Né en Provence, l'an 1726, Suffren avait débuté dans la
marine royale en 1743. Entré dans l'ordre de Malte, il y eut la qualité de
bailli. Il avait combattu pendant les guerres de la Succession d'Autriche
et de Sept Ans. Audacieusement brave, il méprisait, comme Rodney, l'homme des coups d'audace et des coups de bonheur,
la tactique routinière, les parades majestueuses, les élégances manœuvrières.
Il multipliait les évolutions rapides, cherchait le point faible des ennemis,
y poussait ses vaisseaux, engageait le combat à portée de pistolet,
précipitait le tir, de manière à rendre l'action meurtrière, courte,
décisive. Quand ses capitaines le secondaient mal, il les débarquait ; quand
ses équipages n'étaient plus en nombre, il enrôlait des créoles, des Indous
et des nègres, quand ses navires faisaient eau, ou avaient perdu leurs mâts à
la bataille, il installait dans le premier port ou dans une rade foraine des
chantiers de fortune. Dans l'Inde, il sut nouer des alliances, et ranimer les
haines contre l’Angleterre ; on ne lui avait point destiné ce rôle, mais il
le prit.
Envoyé tic France pour ravitailler la colonie hollandaise
du Cap, dont les Anglais voulaient s'emparer, il s'acquitta de sa mission,
puis se- rendit à l'Ile de France, où il arriva le 25 octobre. Apprenant qu'Haïder-Ali,
ancien ministre du radjah de Mysore, qui s'était révolté contre son maître,
s'était fait lui-même radjah, combattait la Compagnie anglaise
depuis plusieurs années, et projetait d'envahir le Carnatic, il cingla vers
l'Inde. Haïder-Ali témoignait de la sympathie à la France, et avait fait
réorganiser son armée par des officiers français. L'escadre d'Hughes barrant
l'accès de la côte à Suffren, celui-ci l'attaqua et l'obligea à se replier
sur Ceylan en février 1782. Puis il conclut avec Haïder-Ali une convention
qui lui permettait d'occuper Gondelour et les places du littoral.

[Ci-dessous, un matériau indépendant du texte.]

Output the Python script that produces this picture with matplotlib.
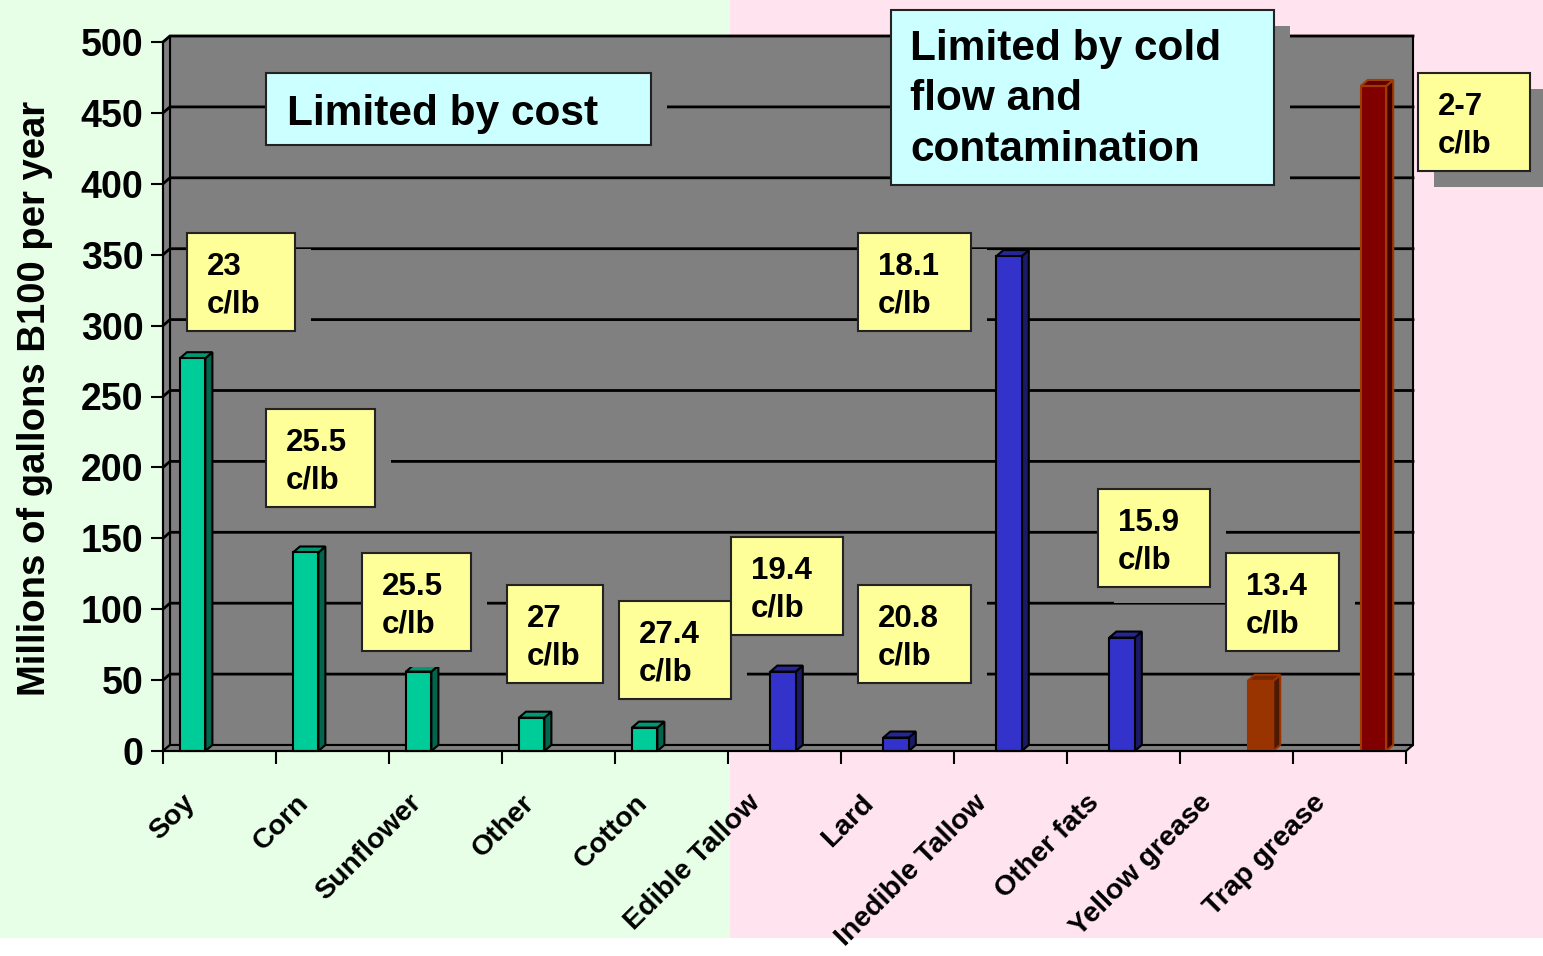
import numpy as np
import matplotlib
matplotlib.use("Agg")
import matplotlib.pyplot as plt
from matplotlib.patches import Rectangle, Polygon
from matplotlib.colors import to_rgb

# data
categories = ["Soy", "Corn", "Sunflower", "Other", "Cotton", "Edible Tallow",
              "Lard", "Inedible Tallow", "Other fats", "Yellow grease", "Trap grease"]
volumes = [277, 140, 56, 23.5, 16.5, 56, 9.5, 349, 80, 49.5, 469]
series = [0, 0, 0, 0, 0, 1, 1, 1, 1, 2, 2]
bar_colors = ["#00CC99"] * 5 + ["#3333CC"] * 4 + ["#993300", "#800000"]
edge_colors = ["black"] * 9 + ["#993300", "#A33A00"]
yticks = [0, 50, 100, 150, 200, 250, 300, 350, 400, 450, 500]

prices = ["23\nc/lb", "25.5\nc/lb", "25.5\nc/lb", "27\nc/lb", "27.4\nc/lb",
          "19.4\nc/lb", "18.1\nc/lb", "20.8\nc/lb", "15.9\nc/lb", "13.4\nc/lb", "2-7\nc/lb"]
# price box placement in figure pixels: left, top, right, bottom
price_boxes = [(187, 233, 295, 331), (266, 409, 375, 507), (362, 553, 471, 651),
               (507, 585, 603, 683), (619, 601, 731, 699), (731, 537, 843, 635),
               (858, 233, 971, 331), (858, 585, 971, 683), (1098, 489, 1210, 587),
               (1226, 553, 1339, 651), (1418, 73, 1530, 171)]

W, H = 1543, 956
FONT = "Liberation Sans"
plt.rcParams['font.family'] = [FONT, "DejaVu Sans"]

fig = plt.figure(figsize=(W / 100, H / 100), dpi=100)
fig.patch.set_facecolor("white")


def fig_rect(x0, y0, x1, y1, **kw):
    r = Rectangle((x0 / W, 1 - y1 / H), (x1 - x0) / W, (y1 - y0) / H,
                  transform=fig.transFigure, **kw)
    fig.add_artist(r)
    return r


# split background
fig_rect(0, 0, 730, 938, facecolor="#E6FFE6", edgecolor="none", zorder=-10)
fig_rect(730, 0, W, 938, facecolor="#FFE3EF", edgecolor="none", zorder=-10)

ax = fig.add_axes([163 / W, 1 - 751 / H, 1243 / W, 709 / H])
ax.patch.set_visible(False)
ax.set_xlim(0, 11)
ax.set_ylim(0, 500)

# 3d depth in data units
dx = 7 * 11 / 1243
dy = 6 * 500 / 709
gray = "#808080"

ax.add_patch(Rectangle((dx, dy), 11, 500, facecolor=gray, edgecolor="black",
                       linewidth=1.5, zorder=0.5, clip_on=False))
ax.add_patch(Polygon([(0, 0), (dx, dy), (dx, 500 + dy), (0, 500)], closed=True,
                     facecolor=gray, edgecolor="black", linewidth=1.5, zorder=0.6, clip_on=False))
ax.add_patch(Polygon([(0, 0), (11, 0), (11 + dx, dy), (dx, dy)], closed=True,
                     facecolor=gray, edgecolor="black", linewidth=1.5, zorder=0.6, clip_on=False))
for t in yticks[1:]:
    ax.plot([0, dx, 11 + dx], [t, t + dy, t + dy], color="black", lw=2,
            zorder=0.7, clip_on=False, solid_joinstyle="miter")

# bars
bw = 0.225
xs = np.arange(len(categories)) + 0.15 + np.array(series) * bw
ax.bar(xs, volumes, width=bw, align="edge", color=bar_colors,
       edgecolor=edge_colors, linewidth=1.5, zorder=3, clip_on=False)
for x, v, c, ec in zip(xs, volumes, bar_colors, edge_colors):
    rgb = np.array(to_rgb(c))
    side = Polygon([(x + bw, 0), (x + bw + dx, dy), (x + bw + dx, v + dy), (x + bw, v)],
                   closed=True, facecolor=rgb * 0.5, edgecolor=ec, linewidth=1.5,
                   zorder=2.9, clip_on=False)
    top = Polygon([(x, v), (x + dx, v + dy), (x + bw + dx, v + dy), (x + bw, v)],
                  closed=True, facecolor=rgb * 0.75, edgecolor=ec, linewidth=1.5,
                  zorder=2.9, clip_on=False)
    ax.add_patch(side)
    ax.add_patch(top)

for s in ["top", "right"]:
    ax.spines[s].set_visible(False)
for s in ["left", "bottom"]:
    ax.spines[s].set_linewidth(1.5)
    ax.spines[s].set_zorder(4)

ax.set_yticks(yticks)
ax.set_yticklabels([str(t) for t in yticks], fontsize=27, fontweight="bold")
ax.tick_params(axis="y", length=9, width=1.5, pad=5)
ax.set_xticks(range(12))
ax.set_xticklabels([])
ax.tick_params(axis="x", length=9, width=1.5)

for i, lab in enumerate(categories):
    ax.annotate(lab, xy=(i + 0.5, 0), xytext=(-28, -48), textcoords="offset pixels",
                ha="right", va="center", rotation=45, rotation_mode="anchor",
                fontsize=20.5, fontweight="bold", annotation_clip=False)

fig.text(35 / W, 1 - 398 / H, "Millions of gallons B100 per year", rotation=90,
         ha="center", va="center", fontsize=27.5, fontweight="bold")


def callout(x0, y0, x1, y1, fc, text, size, pad, spacing, yshift=0):
    fig_rect(x0 + 16, y0 + 16, x1 + 16, y1 + 16, facecolor=gray, edgecolor="none", zorder=5)
    fig_rect(x0, y0, x1, y1, facecolor=fc, edgecolor="#222222", linewidth=1.5, zorder=6)
    fig.text((x0 + pad) / W, 1 - ((y0 + y1) / 2 + yshift) / H, text, ha="left", va="center",
             fontsize=size, fontweight="bold", linespacing=spacing, zorder=7)


callout(266, 73, 651, 145, "#CCFFFF", "Limited by cost", 30.5, 21, 1.2, yshift=5)
callout(891, 10, 1274, 185, "#CCFFFF", "Limited by cold\nflow and\ncontamination",
        30.5, 19, 1.33, yshift=2)
for (x0, y0, x1, y1), txt in zip(price_boxes, prices):
    callout(x0, y0, x1, y1, "#FFFF99", txt, 22.5, 20, 1.33, yshift=4)

fig.savefig("out.png", dpi=100)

"Vainqueur dans deux combats, il s'empara de Trinquemalé à la fin
d'août. En vue de la place, il battit de nouveau l'amiral anglais le 3
septembre. Les Anglais durent se retirer à Bombay, et l'armée d'Haïder-Ali
alla affamer Madras. Mais Haïder-Ali mourut le 7 décembre, et Tippou-Sahib,
son fils, menacé par des compétiteurs et par les Mahrattes, devint un allié
plus embarrassant qu'utile. L'ancien compagnon de Dupleix, Bussy, reparut en
Inde, mais se laissa cerner dans Gondelour. Suffren, pour le sauver, gagna
une dernière victoire le 20 juin 1783. A ce moment-là, le sort delà guerre
avait été décidé sur le continent américain.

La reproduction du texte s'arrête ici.